Recorded data ▸
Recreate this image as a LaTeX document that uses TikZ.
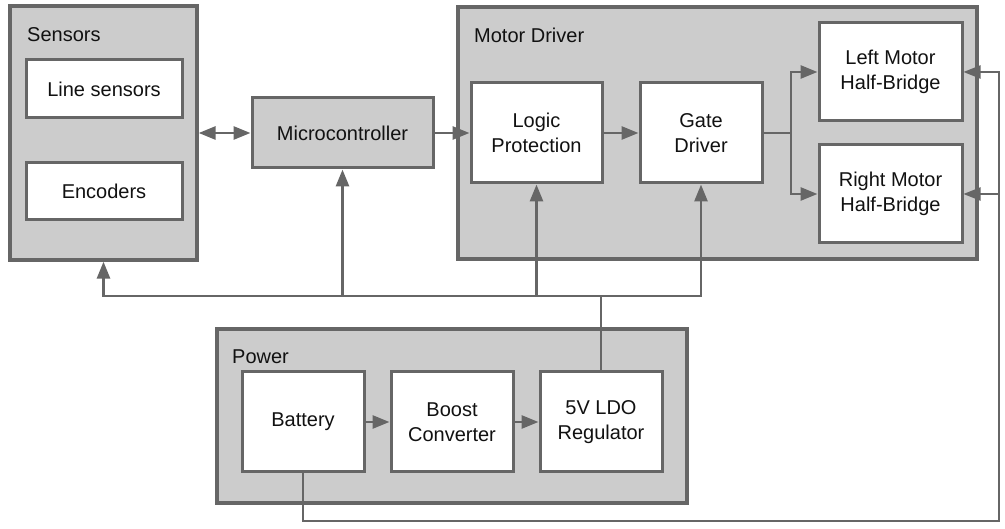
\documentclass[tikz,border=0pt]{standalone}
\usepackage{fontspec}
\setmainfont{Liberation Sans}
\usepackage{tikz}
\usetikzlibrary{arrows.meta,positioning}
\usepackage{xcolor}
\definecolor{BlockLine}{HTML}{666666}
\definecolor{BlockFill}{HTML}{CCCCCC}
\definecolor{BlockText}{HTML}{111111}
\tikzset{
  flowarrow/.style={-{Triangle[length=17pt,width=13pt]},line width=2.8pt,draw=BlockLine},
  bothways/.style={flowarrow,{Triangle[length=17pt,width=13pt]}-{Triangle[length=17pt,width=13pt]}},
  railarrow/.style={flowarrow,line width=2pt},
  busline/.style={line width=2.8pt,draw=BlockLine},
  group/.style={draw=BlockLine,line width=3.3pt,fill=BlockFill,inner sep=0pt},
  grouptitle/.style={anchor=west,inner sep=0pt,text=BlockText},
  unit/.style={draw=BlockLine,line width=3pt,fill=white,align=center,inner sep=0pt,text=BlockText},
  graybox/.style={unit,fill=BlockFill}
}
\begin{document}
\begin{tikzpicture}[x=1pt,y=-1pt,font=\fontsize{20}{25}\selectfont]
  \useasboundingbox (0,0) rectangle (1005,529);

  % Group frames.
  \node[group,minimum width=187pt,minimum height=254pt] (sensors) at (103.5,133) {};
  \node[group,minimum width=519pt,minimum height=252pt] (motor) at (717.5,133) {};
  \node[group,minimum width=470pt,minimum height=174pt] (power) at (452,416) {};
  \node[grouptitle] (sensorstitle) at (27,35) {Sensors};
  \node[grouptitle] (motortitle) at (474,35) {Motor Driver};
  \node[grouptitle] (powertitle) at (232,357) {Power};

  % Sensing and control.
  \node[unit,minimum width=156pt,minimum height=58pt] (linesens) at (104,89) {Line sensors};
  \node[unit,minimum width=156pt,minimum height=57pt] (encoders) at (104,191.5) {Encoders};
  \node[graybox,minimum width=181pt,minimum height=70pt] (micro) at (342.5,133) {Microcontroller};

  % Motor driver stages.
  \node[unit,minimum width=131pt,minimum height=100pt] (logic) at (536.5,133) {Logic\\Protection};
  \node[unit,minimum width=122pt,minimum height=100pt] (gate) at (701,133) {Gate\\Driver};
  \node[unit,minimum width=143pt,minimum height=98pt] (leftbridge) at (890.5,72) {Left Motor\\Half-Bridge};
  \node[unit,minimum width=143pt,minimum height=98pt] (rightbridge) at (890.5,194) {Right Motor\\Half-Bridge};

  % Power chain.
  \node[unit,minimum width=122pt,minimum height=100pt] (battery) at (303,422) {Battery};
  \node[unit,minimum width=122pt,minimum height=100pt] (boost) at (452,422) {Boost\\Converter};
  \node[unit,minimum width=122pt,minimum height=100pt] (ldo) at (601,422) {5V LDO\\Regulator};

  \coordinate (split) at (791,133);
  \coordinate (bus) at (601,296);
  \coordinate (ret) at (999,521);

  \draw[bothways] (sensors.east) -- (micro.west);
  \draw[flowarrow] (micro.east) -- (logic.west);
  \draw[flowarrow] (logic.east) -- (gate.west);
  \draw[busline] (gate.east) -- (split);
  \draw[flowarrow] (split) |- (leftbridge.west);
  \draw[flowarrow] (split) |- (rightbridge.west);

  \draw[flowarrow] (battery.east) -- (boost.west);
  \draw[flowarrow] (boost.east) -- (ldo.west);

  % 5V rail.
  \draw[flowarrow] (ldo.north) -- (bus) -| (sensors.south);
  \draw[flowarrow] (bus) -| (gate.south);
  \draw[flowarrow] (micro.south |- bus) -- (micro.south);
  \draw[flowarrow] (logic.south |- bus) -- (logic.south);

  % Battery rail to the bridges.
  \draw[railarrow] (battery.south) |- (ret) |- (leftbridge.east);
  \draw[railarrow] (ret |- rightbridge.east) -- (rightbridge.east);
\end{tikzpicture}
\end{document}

Given exercise ▸ Write the lines above out again exactly, without any of their pictures.

Solution for this problem ▸
Recreate this image as a LaTeX document that uses TikZ.
\documentclass[tikz,border=0pt]{standalone}
\usepackage{fontspec}
\setmainfont{Liberation Sans}
\usepackage{tikz}
\usetikzlibrary{arrows.meta,positioning}
\usepackage{xcolor}
\definecolor{BlockLine}{HTML}{666666}
\definecolor{BlockFill}{HTML}{CCCCCC}
\definecolor{BlockText}{HTML}{111111}
\tikzset{
  flowarrow/.style={-{Triangle[length=17pt,width=13pt]},line width=2.8pt,draw=BlockLine},
  bothways/.style={flowarrow,{Triangle[length=17pt,width=13pt]}-{Triangle[length=17pt,width=13pt]}},
  railarrow/.style={flowarrow,line width=2pt},
  busline/.style={line width=2.8pt,draw=BlockLine},
  group/.style={draw=BlockLine,line width=3.3pt,fill=BlockFill,inner sep=0pt},
  grouptitle/.style={anchor=west,inner sep=0pt,text=BlockText},
  unit/.style={draw=BlockLine,line width=3pt,fill=white,align=center,inner sep=0pt,text=BlockText},
  graybox/.style={unit,fill=BlockFill}
}
\begin{document}
\begin{tikzpicture}[x=1pt,y=-1pt,font=\fontsize{20}{25}\selectfont]
  \useasboundingbox (0,0) rectangle (1005,529);

  % Group frames.
  \node[group,minimum width=187pt,minimum height=254pt] (sensors) at (103.5,133) {};
  \node[group,minimum width=519pt,minimum height=252pt] (motor) at (717.5,133) {};
  \node[group,minimum width=470pt,minimum height=174pt] (power) at (452,416) {};
  \node[grouptitle] (sensorstitle) at (27,35) {Sensors};
  \node[grouptitle] (motortitle) at (474,35) {Motor Driver};
  \node[grouptitle] (powertitle) at (232,357) {Power};

  % Sensing and control.
  \node[unit,minimum width=156pt,minimum height=58pt] (linesens) at (104,89) {Line sensors};
  \node[unit,minimum width=156pt,minimum height=57pt] (encoders) at (104,191.5) {Encoders};
  \node[graybox,minimum width=181pt,minimum height=70pt] (micro) at (342.5,133) {Microcontroller};

  % Motor driver stages.
  \node[unit,minimum width=131pt,minimum height=100pt] (logic) at (536.5,133) {Logic\\Protection};
  \node[unit,minimum width=122pt,minimum height=100pt] (gate) at (701,133) {Gate\\Driver};
  \node[unit,minimum width=143pt,minimum height=98pt] (leftbridge) at (890.5,72) {Left Motor\\Half-Bridge};
  \node[unit,minimum width=143pt,minimum height=98pt] (rightbridge) at (890.5,194) {Right Motor\\Half-Bridge};

  % Power chain.
  \node[unit,minimum width=122pt,minimum height=100pt] (battery) at (303,422) {Battery};
  \node[unit,minimum width=122pt,minimum height=100pt] (boost) at (452,422) {Boost\\Converter};
  \node[unit,minimum width=122pt,minimum height=100pt] (ldo) at (601,422) {5V LDO\\Regulator};

  \coordinate (split) at (791,133);
  \coordinate (bus) at (601,296);
  \coordinate (ret) at (999,521);

  \draw[bothways] (sensors.east) -- (micro.west);
  \draw[flowarrow] (micro.east) -- (logic.west);
  \draw[flowarrow] (logic.east) -- (gate.west);
  \draw[busline] (gate.east) -- (split);
  \draw[flowarrow] (split) |- (leftbridge.west);
  \draw[flowarrow] (split) |- (rightbridge.west);

  \draw[flowarrow] (battery.east) -- (boost.west);
  \draw[flowarrow] (boost.east) -- (ldo.west);

  % 5V rail.
  \draw[flowarrow] (ldo.north) -- (bus) -| (sensors.south);
  \draw[flowarrow] (bus) -| (gate.south);
  \draw[flowarrow] (micro.south |- bus) -- (micro.south);
  \draw[flowarrow] (logic.south |- bus) -- (logic.south);

  % Battery rail to the bridges.
  \draw[railarrow] (battery.south) |- (ret) |- (leftbridge.east);
  \draw[railarrow] (ret |- rightbridge.east) -- (rightbridge.east);
\end{tikzpicture}
\end{document}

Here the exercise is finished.